The sources said that higher quotes have been reported for silicon wafer supply contracts valid through 2020, and the prices for DRAM and passive components are expected to trend upward at least till 2019, while quotes for MOSFET chips and diodes are also set to further rise 20% in the second half of 2018.
Sharp price hikes are mainly seen in the parts and components for maure market segments. The expansion in the supply of such components has been outpaced by the growth in demand from the IoT, datacenter, automotive electronics and other new application sectors, prompting suppliers to sharply raise their quotes, which in turn has become a nut hard to crack for downstream ODMs and terminal customers.
Some Taiwan IC designers said that international suppliers are continuing to sharply boost their quotes for chips and key components to stave off customers and allow more capacities to support the production of products with high gross margins, high added-values and high growth potentials.

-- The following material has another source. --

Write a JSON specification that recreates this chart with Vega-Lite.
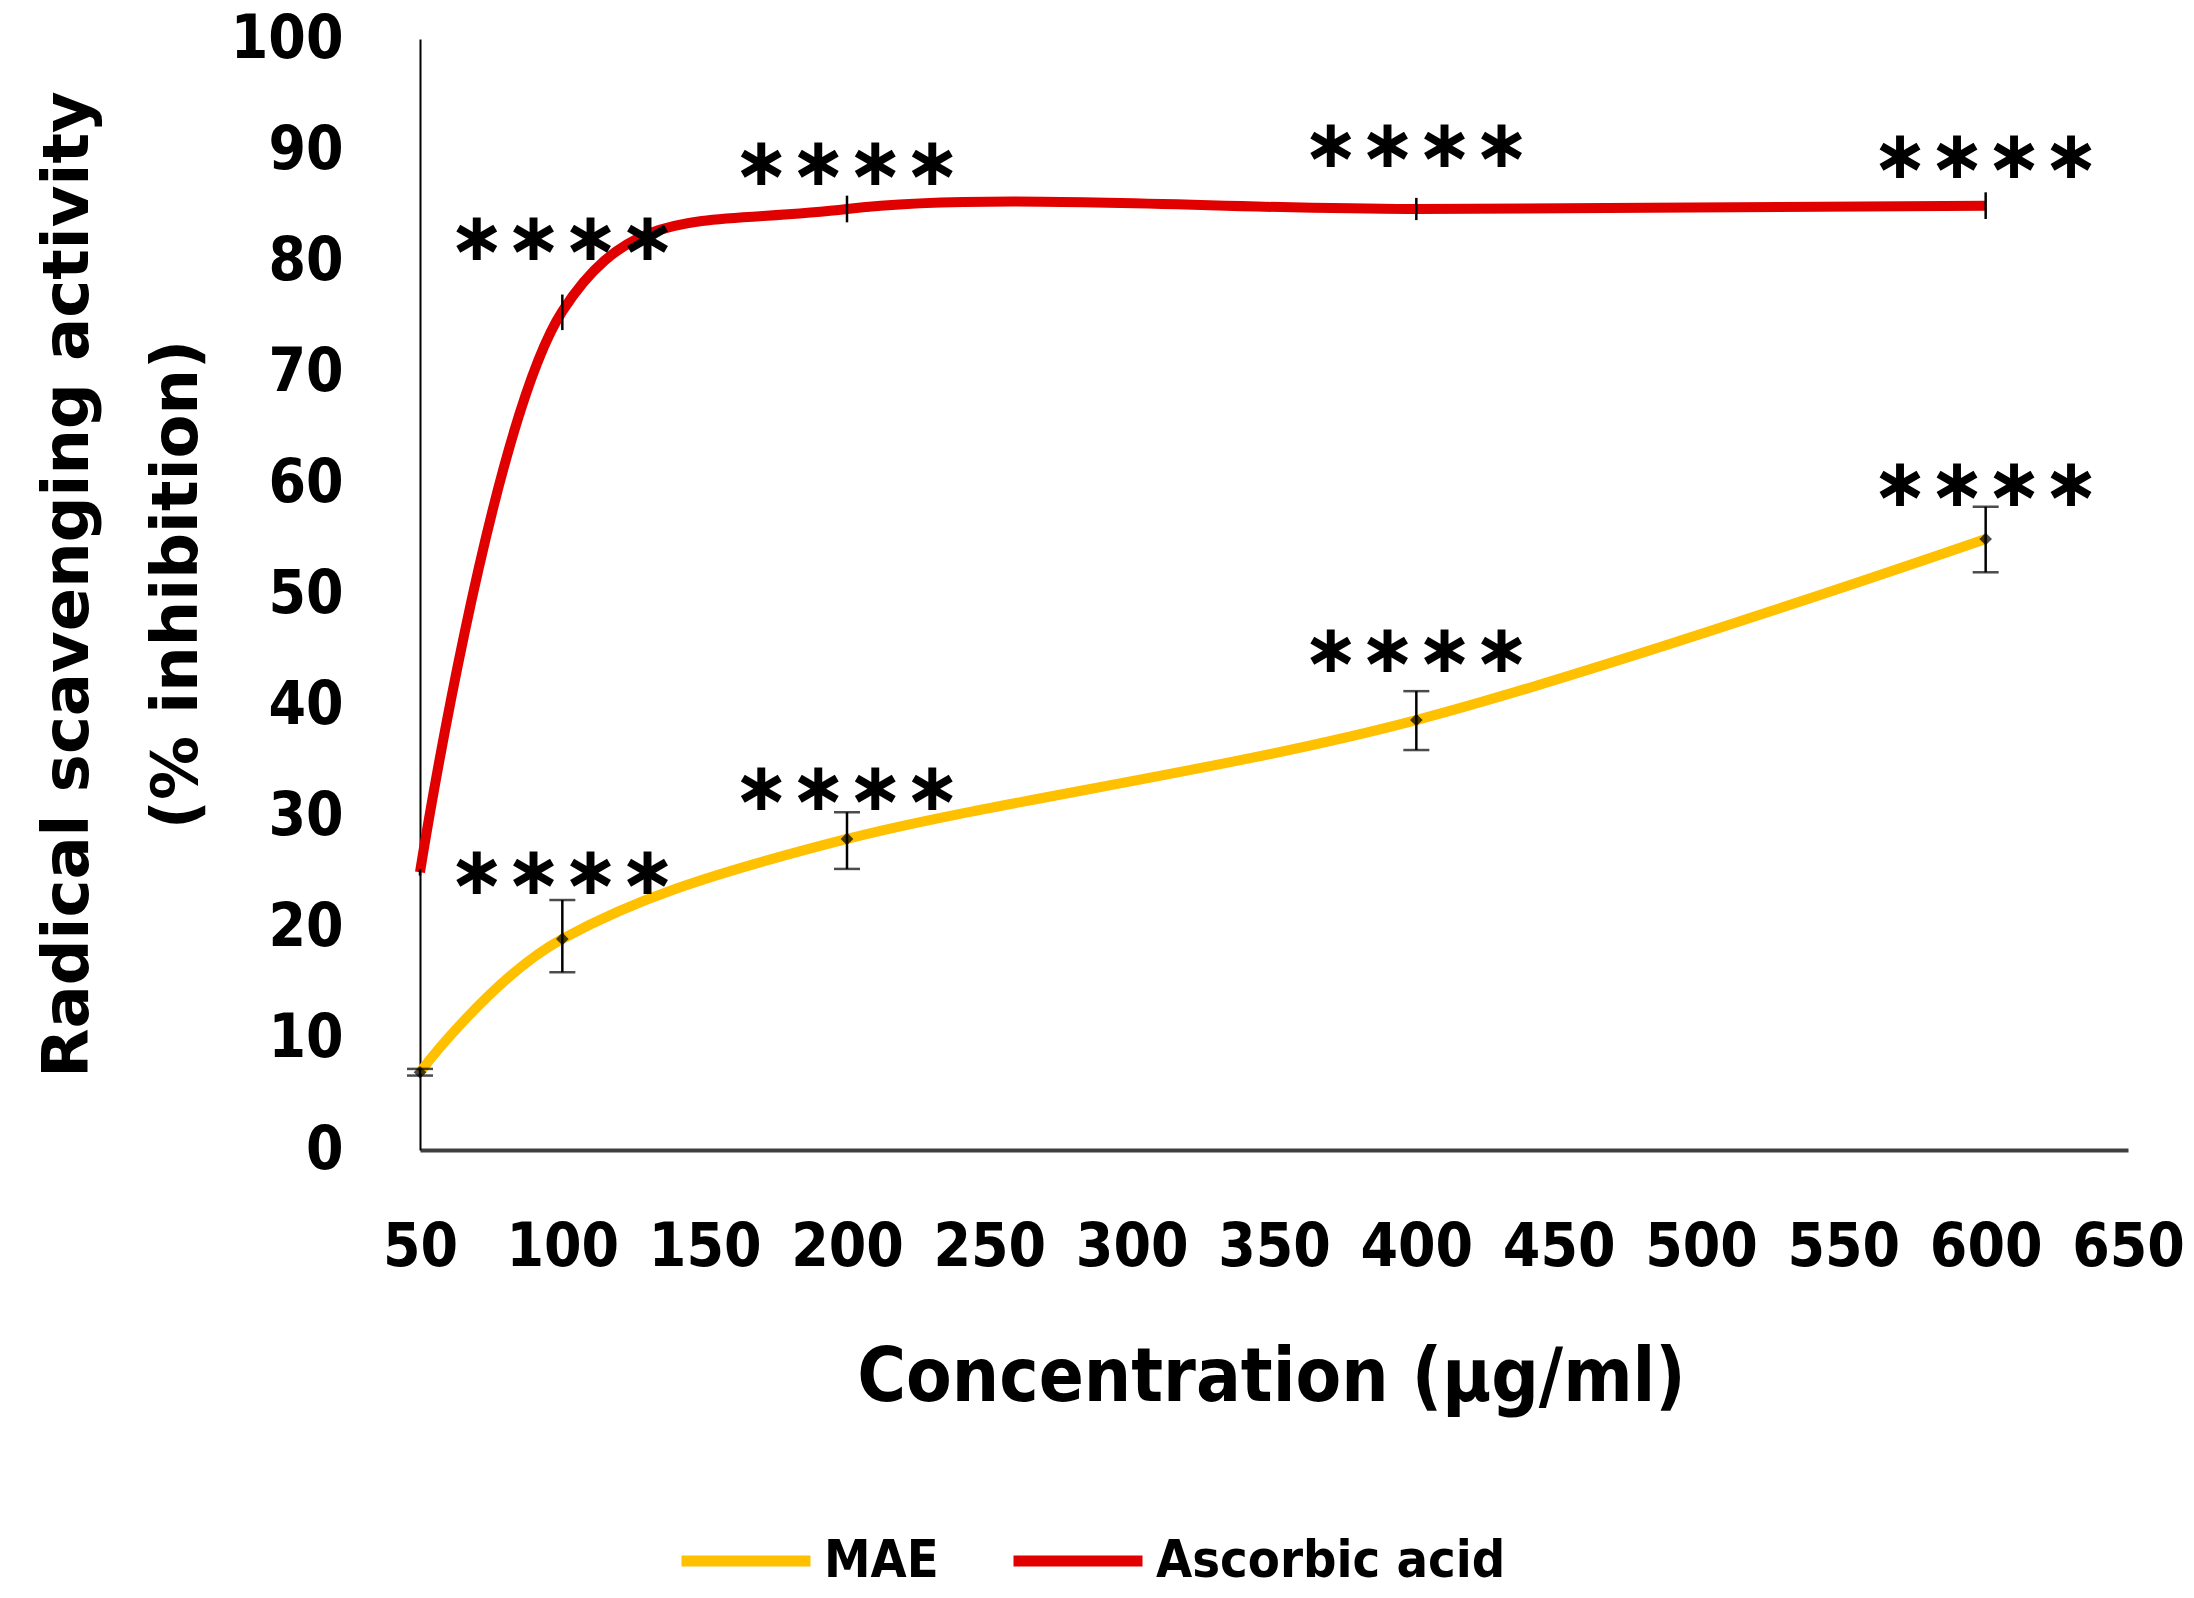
{
  "$schema": "https://vega.github.io/schema/vega-lite/v6.json",
  "width": 1708,
  "height": 1111,
  "autosize": {"type": "none"},
  "padding": {"left": 420, "top": 39, "right": 66, "bottom": 448},
  "background": "white",
  "config": {"view": {"stroke": null}, "font": "DejaVu Sans"},
  "data": {
    "values": [
      {"series": "MAE", "conc": 50, "value": 7.0, "lo": 6.7, "hi": 7.3, "star": null},
      {"series": "MAE", "conc": 100, "value": 19.0, "lo": 16.0, "hi": 22.5, "star": 24.8},
      {"series": "MAE", "conc": 200, "value": 28.0, "lo": 25.3, "hi": 30.4, "star": 32.4},
      {"series": "MAE", "conc": 400, "value": 38.7, "lo": 36.0, "hi": 41.3, "star": 44.8},
      {"series": "MAE", "conc": 600, "value": 55.0, "lo": 52.0, "hi": 57.9, "star": 59.8},
      {"series": "Ascorbic acid", "conc": 50, "value": 25.0, "lo": 24.7, "hi": 25.3, "star": null},
      {"series": "Ascorbic acid", "conc": 100, "value": 75.5, "lo": 73.8, "hi": 77.0, "star": 81.9},
      {"series": "Ascorbic acid", "conc": 200, "value": 84.7, "lo": 83.5, "hi": 85.9, "star": 88.7},
      {"series": "Ascorbic acid", "conc": 400, "value": 84.7, "lo": 83.7, "hi": 85.7, "star": 90.3},
      {"series": "Ascorbic acid", "conc": 600, "value": 85.0, "lo": 83.8, "hi": 86.2, "star": 89.3}
    ]
  },
  "layer": [
    {
      "mark": {"type": "line", "strokeWidth": 10, "interpolate": "cardinal", "tension": 0},
      "encoding": {
        "x": {
          "field": "conc", "type": "quantitative",
          "scale": {"domain": [50, 650], "nice": false, "zero": false},
          "axis": {
            "values": [50, 100, 150, 200, 250, 300, 350, 400, 450, 500, 550, 600, 650],
            "domainColor": "#404040", "domainWidth": 4, "ticks": false, "grid": false,
            "labelFont": "DejaVu Sans Condensed, Liberation Sans Narrow, DejaVu Sans",
            "labelFontSize": 60, "labelFontWeight": "bold", "labelColor": "black",
            "labelPadding": 68, "labelFlush": false,
            "title": "Concentration (µg/ml)",
            "titleFont": "DejaVu Sans Condensed, Liberation Sans Narrow, DejaVu Sans",
            "titleFontSize": 74, "titleFontWeight": "bold", "titleColor": "black",
            "titleX": 851, "titleY": 250, "titleBaseline": "alphabetic", "titleAlign": "center"
          }
        },
        "y": {
          "field": "value", "type": "quantitative",
          "scale": {"domain": [0, 100], "nice": false},
          "axis": {
            "values": [0, 10, 20, 30, 40, 50, 60, 70, 80, 90, 100],
            "domainColor": "black", "domainWidth": 2, "ticks": false, "grid": false,
            "labelFont": "DejaVu Sans Condensed, Liberation Sans Narrow, DejaVu Sans",
            "labelFontSize": 60, "labelFontWeight": "bold", "labelColor": "black",
            "labelPadding": 77, "labelFlush": false,
            "title": ["Radical scavenging activity", "(% inhibition)"],
            "titleFont": "DejaVu Sans", "titleFontSize": 64, "titleFontWeight": "bold",
            "titleColor": "black", "titleLineHeight": 109,
            "titleX": -333, "titleY": 545, "titleAngle": 270,
            "titleBaseline": "alphabetic", "titleAlign": "center"
          }
        },
        "color": {
          "field": "series", "type": "nominal",
          "scale": {"domain": ["MAE", "Ascorbic acid"], "range": ["#FFC000", "#E10000"]},
          "legend": {
            "title": null, "orient": "none", "direction": "horizontal",
            "legendX": 256, "legendY": 1452,
            "symbolType": "stroke", "symbolSize": 16641, "symbolStrokeWidth": 11,
            "labelFont": "DejaVu Sans Condensed, Liberation Sans Narrow, DejaVu Sans",
            "labelFontSize": 52, "labelFontWeight": "bold", "labelColor": "black",
            "labelOffset": 8, "columnPadding": 52, "labelLimit": 600
          }
        },
        "order": {"field": "conc", "type": "quantitative"}
      }
    },
    {
      "transform": [{"filter": "datum.series === 'MAE'"}],
      "mark": {"type": "point", "shape": "diamond", "filled": true, "color": "black", "size": 160},
      "encoding": {
        "x": {"field": "conc", "type": "quantitative"},
        "y": {"field": "value", "type": "quantitative"}
      }
    },
    {
      "mark": {"type": "rule", "color": "black", "strokeWidth": 2.5},
      "encoding": {
        "x": {"field": "conc", "type": "quantitative"},
        "y": {"field": "lo", "type": "quantitative"},
        "y2": {"field": "hi"}
      }
    },
    {
      "transform": [{"filter": "datum.series === 'MAE'"}],
      "mark": {"type": "tick", "orient": "horizontal", "color": "black", "size": 26, "thickness": 2.5},
      "encoding": {
        "x": {"field": "conc", "type": "quantitative"},
        "y": {"field": "lo", "type": "quantitative"}
      }
    },
    {
      "transform": [{"filter": "datum.series === 'MAE'"}],
      "mark": {"type": "tick", "orient": "horizontal", "color": "black", "size": 26, "thickness": 2.5},
      "encoding": {
        "x": {"field": "conc", "type": "quantitative"},
        "y": {"field": "hi", "type": "quantitative"}
      }
    },
    {
      "transform": [{"filter": "datum.star != null"}],
      "mark": {"type": "text", "text": "∗∗∗∗", "font": "DejaVu Sans", "fontSize": 68, "fontWeight": "bold", "color": "black", "align": "center", "baseline": "middle"},
      "encoding": {
        "x": {"field": "conc", "type": "quantitative"},
        "y": {"field": "star", "type": "quantitative"}
      }
    }
  ]
}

They continued that some international suppliers still hope to build medium- and long-term partnerships with customers of consumer electronics, PCs and mobile devices and promise them with stable capacity support, but the suppliers are enforcing much higher hikes on quotes for shipments to these customers, seeking to boost ensuing gross margins to the same profit levels for shipments to customers in automotive electronics, IoT and datacenter segments.
If customers cannot accept major quote hikes by international suppliers, they have no other choice but to find new supply sources, allowing the suppliers to exit the market segments for components with low gross margins. This in turn, however, will provide new business opportunities and growth momentum for Taiwan and China makers of electronics and semiconductor components, according to industry sources.